5 thoughts on “Art of Romance, Chapter 27, The Return of Mort

  1. Ger Apeldoorn

    Happy New Year! Working from the scans you provide, I’d say that the first unidentified artist has Vince Coletta’s look al over it. That doesn’t say much, as he worked with different pencililers in his own ‘studio’. The second unknown has a dc-ish look to it. I don’t have those issues but in my notes I have a possible Stallman appearing around that time. Those notes are three years old, though. The third unknown looks like Infantino to me. But I agree with you that the woman looks swiped and I don’t think Infantino used a lot of swipes.

  2. Ger Apeldoorn

    By the way, my notes also have Albister appearing in Young Love #61 and possibly #60, so I am curious what you’ll make of it next time.

  3. Harry Post author

    Interesting comment about Coletta. Frankly I am not that familiar with his style, either as a penciler or an inker. Was he active this early?

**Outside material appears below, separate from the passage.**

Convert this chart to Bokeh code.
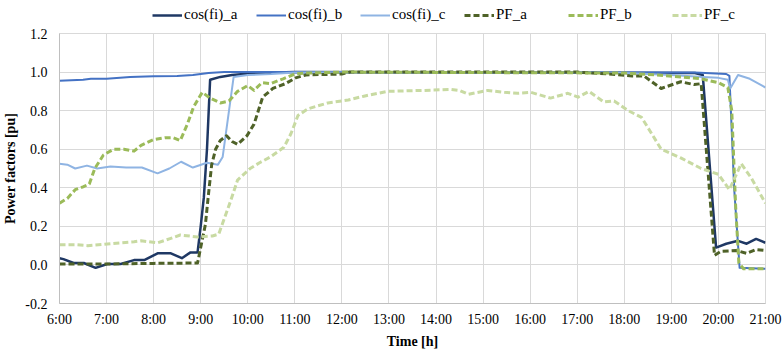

    The romance story does not look like Infantino’s earlier stuff but I have not followed Infantino’s style after he last worked for Simon and Kirby (Charlie Chan).

  4. nick caputo

    “I’ll Never Let You Go” looks very much like Jim Mooney was involved in the artwork. Did he ever do any work for Prize or S&K?

    Nick Caputo

  5. Harry Post author


    Certainly Jim Mooney never signed a Simon and Kirby piece but not all artists did. I am not familiar with Mooney’s style but thanks for the suggestion I’ll have to check it out sometime.